Hi. I'd like to create a catalog at Mix'n'Match for CONOR ID (P1280). Main page is , but I found an alternative one with better interface, so here is a list of personal names and corporate names to import.
Topic on User talk:Magnus Manske/Structured Discussions Archive 1
I've created the catalog 948 myself (hope Magnus don't mind). As P1280 is an authority control for people, I've included only the personal names. You @Sporti may ask to create a property for corporations. PD: Your tool is great, Magnus.
Thanks @Gerwoman, however you have imported people from only the first page of almost 600.
Fixed.
Shouldn't there be over 1170000 entries? Now its at ~ 900000.
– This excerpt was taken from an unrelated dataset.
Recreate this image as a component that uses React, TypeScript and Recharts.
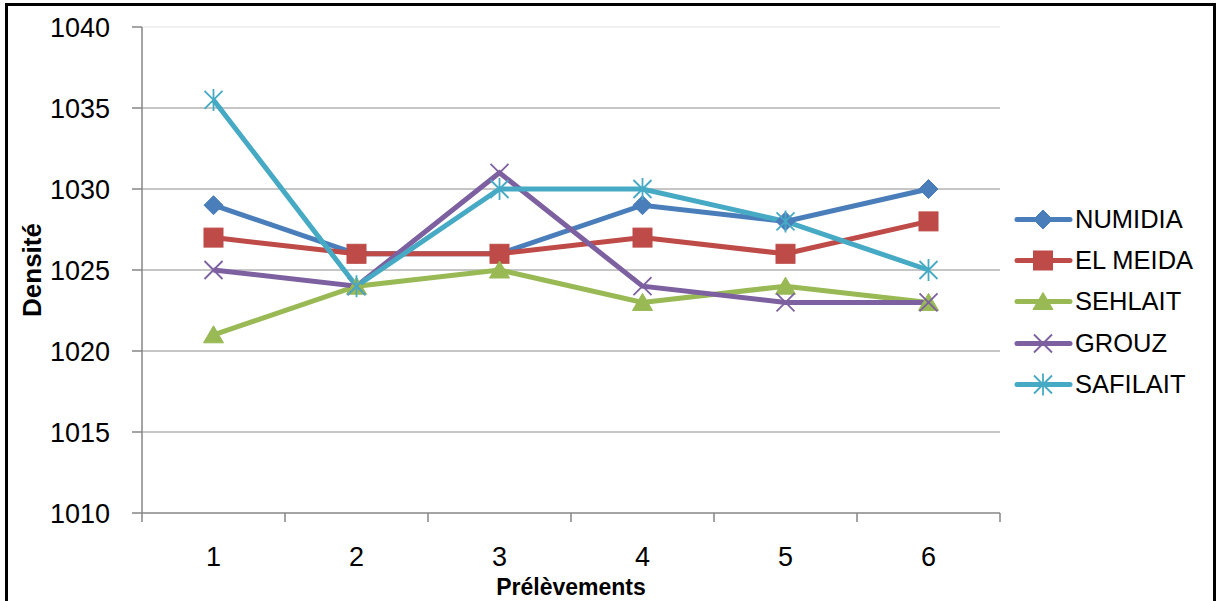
import React from "react";
import {
  LineChart,
  Line,
  XAxis,
  YAxis,
  CartesianGrid,
  ReferenceLine,
} from "recharts";

const FONT = '"Liberation Sans", Arial, sans-serif';

// Prélèvements (sampling rounds) and measured density per dairy
const prelevements = [1, 2, 3, 4, 5, 6];
const numidia = [1029, 1026, 1026, 1029, 1028, 1030];
const elMeida = [1027, 1026, 1026, 1027, 1026, 1028];
const sehlait = [1021, 1024, 1025, 1023, 1024, 1023];
const grouz = [1025, 1024, 1031, 1024, 1023, 1023];
const safilait = [1035.5, 1024, 1030, 1030, 1028, 1025];

const yTicks = [1010, 1015, 1020, 1025, 1030, 1035, 1040];
const yGrid = [1015, 1020, 1025, 1030, 1035];
// category boundaries get the small tick marks, centres get the labels
const xBounds = [0.5, 1.5, 2.5, 3.5, 4.5, 5.5, 6.5];
const xTicks = [...xBounds, ...prelevements].sort((a, b) => a - b);

type Shape = "diamond" | "square" | "triangle" | "cross" | "star";

const series: { key: string; name: string; color: string; shape: Shape }[] = [
  { key: "numidia", name: "NUMIDIA", color: "#4A7EBB", shape: "diamond" },
  { key: "elMeida", name: "EL MEIDA", color: "#BE4B48", shape: "square" },
  { key: "sehlait", name: "SEHLAIT", color: "#98B954", shape: "triangle" },
  { key: "grouz", name: "GROUZ", color: "#7D60A0", shape: "cross" },
  { key: "safilait", name: "SAFILAIT", color: "#46AAC5", shape: "star" },
];

const data = prelevements.map((p, i) => ({
  p,
  numidia: numidia[i],
  elMeida: elMeida[i],
  sehlait: sehlait[i],
  grouz: grouz[i],
  safilait: safilait[i],
}));

function Marker({
  shape,
  cx,
  cy,
  color,
}: {
  shape: Shape;
  cx: number;
  cy: number;
  color: string;
}) {
  switch (shape) {
    case "diamond":
      return (
        <path
          d={`M${cx},${cy - 9.5} L${cx + 9.5},${cy} L${cx},${cy + 9.5} L${cx - 9.5},${cy} Z`}
          fill={color}
          stroke={color}
        />
      );
    case "square":
      return (
        <rect x={cx - 9.5} y={cy - 9.5} width={19} height={19} fill={color} stroke={color} />
      );
    case "triangle":
      return (
        <path
          d={`M${cx},${cy - 9} L${cx + 10},${cy + 8} L${cx - 10},${cy + 8} Z`}
          fill={color}
          stroke={color}
        />
      );
    case "cross":
      return (
        <path
          d={`M${cx - 9},${cy - 9} L${cx + 9},${cy + 9} M${cx + 9},${cy - 9} L${cx - 9},${cy + 9}`}
          stroke={color}
          strokeWidth={1.8}
          fill="none"
        />
      );
    case "star":
      return (
        <path
          d={`M${cx - 9},${cy - 9} L${cx + 9},${cy + 9} M${cx + 9},${cy - 9} L${cx - 9},${cy + 9} M${cx},${cy - 11} L${cx},${cy + 11}`}
          stroke={color}
          strokeWidth={1.8}
          fill="none"
        />
      );
  }
}

function XTick(props: any) {
  const { x, y, payload } = props;
  if (Number.isInteger(payload.value)) {
    return (
      <text x={x} y={y + 53} textAnchor="middle" fontSize={27} fontFamily={FONT} fill="#000">
        {payload.value}
      </text>
    );
  }
  return <line x1={x} x2={x} y1={y} y2={y + 9} stroke="#868686" strokeWidth={1.5} />;
}

function LegendBox() {
  return (
    <div style={{ position: "absolute", left: 1013, top: 199 }}>
      {series.map((s) => (
        <div key={s.key} style={{ display: "flex", alignItems: "center", height: 41.2 }}>
          <svg width={60} height={41} style={{ display: "block" }}>
            <line x1={4} x2={57} y1={20.5} y2={20.5} stroke={s.color} strokeWidth={5} strokeLinecap="round" />
            <Marker shape={s.shape} cx={30} cy={20.5} color={s.color} />
          </svg>
          <span style={{ fontFamily: FONT, fontSize: 25.5, color: "#000", marginLeft: 2, whiteSpace: "nowrap" }}>
            {s.name}
          </span>
        </div>
      ))}
    </div>
  );
}

export default function App() {
  return (
    <div
      style={{
        position: "fixed",
        left: 0,
        top: 0,
        width: 1216,
        height: 601,
        background: "#fff",
        overflow: "hidden",
      }}
    >
      <div
        style={{
          position: "absolute",
          left: 5,
          top: 3,
          width: 1211,
          height: 700,
          border: "3px solid #000",
          boxSizing: "border-box",
        }}
      />
      <div style={{ position: "absolute", left: 0, top: 0 }}>
        <LineChart
          width={1216}
          height={601}
          data={data}
          margin={{ top: 27, right: 216, bottom: 0, left: 0 }}
        >
          <CartesianGrid
            vertical={false}
            horizontalValues={yGrid}
            stroke="#b3b3b3"
            strokeWidth={1.3}
          />
          <ReferenceLine y={1040} stroke="#ededed" strokeWidth={1.3} />
          <XAxis
            dataKey="p"
            type="number"
            domain={[0.5, 6.5]}
            ticks={xTicks}
            interval={0}
            height={88}
            tickSize={0}
            tickMargin={0}
            tickLine={false}
            tick={<XTick />}
            axisLine={{ stroke: "#868686", strokeWidth: 1.5 }}
            label={{
              value: "Prélèvements",
              position: "insideBottom",
              offset: 6,
              style: { fontFamily: FONT, fontSize: 23, fontWeight: 700, fill: "#000" },
            }}
          />
          <YAxis
            type="number"
            domain={[1010, 1040]}
            ticks={yTicks}
            interval={0}
            width={142}
            tickSize={10}
            tickMargin={22}
            tickLine={{ stroke: "#868686", strokeWidth: 1.5 }}
            axisLine={{ stroke: "#868686", strokeWidth: 1.5 }}
            tick={{ fontFamily: FONT, fontSize: 27, fill: "#000" }}
            label={{
              value: "Densité",
              angle: -90,
              position: "insideLeft",
              offset: 32,
              style: { fontFamily: FONT, fontSize: 26, fontWeight: 700, fill: "#000", textAnchor: "middle" },
            }}
          />
          {series.map((s) => (
            <Line
              key={s.key}
              dataKey={s.key}
              name={s.name}
              type="linear"
              stroke={s.color}
              strokeWidth={5}
              isAnimationActive={false}
              activeDot={false}
              dot={(props: any) => (
                <Marker
                  key={`${s.key}-${props.index}`}
                  shape={s.shape}
                  cx={props.cx}
                  cy={props.cy}
                  color={s.color}
                />
              )}
            />
          ))}
        </LineChart>
      </div>
      <LegendBox />
    </div>
  );
}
Yes, you are right. Perhaps Magnus can help us.
Also Property talk:P1280 states it should include people and organizations.
I ran the same scraper again, and now it's 1150316; I suspect some pages don't load properly at random. I'm running it yet again to get them all.
Now, I can have only one scraper per catalog. To get organizations as well, I could
- change the scraper to just find everything, but then it won't add a type (since I don't know the type) for new entries
- make a new catalog for organizations. That would be "cleaner", but then we have two catalog for the property, plus "missing" sync reports between MnM and Wikidata
First CONOR ID (P1280) would need to accept organisations too as per request at Wikidata:Property proposal/Archive/21#P1280, now it's only set for people, organizations were somehow forgotten. I think a new catalog would be better for org, it is also about 100X smaller.
Changed CONOR ID (P1280) to allow organisations, so you can upload the corporate catalog aswell.
Also could a bot connect people based on their bibliography, for example and exsisting AC like VIAF ?
@Gerwoman: Would you make another catalog for corporate names?
Created CONOR2
Thanks, but it's ~ 10700 out of 13700 entries, so some didn't get imported just as before.
We need the help of Magnus, as before :)
@Magnus Manske: Can you run the scraper again and maybe the first one aswell, it is still missing ~ 7500 entries.
Fiddled with the scraper, now 12456 entries. Not sure which ones are missing.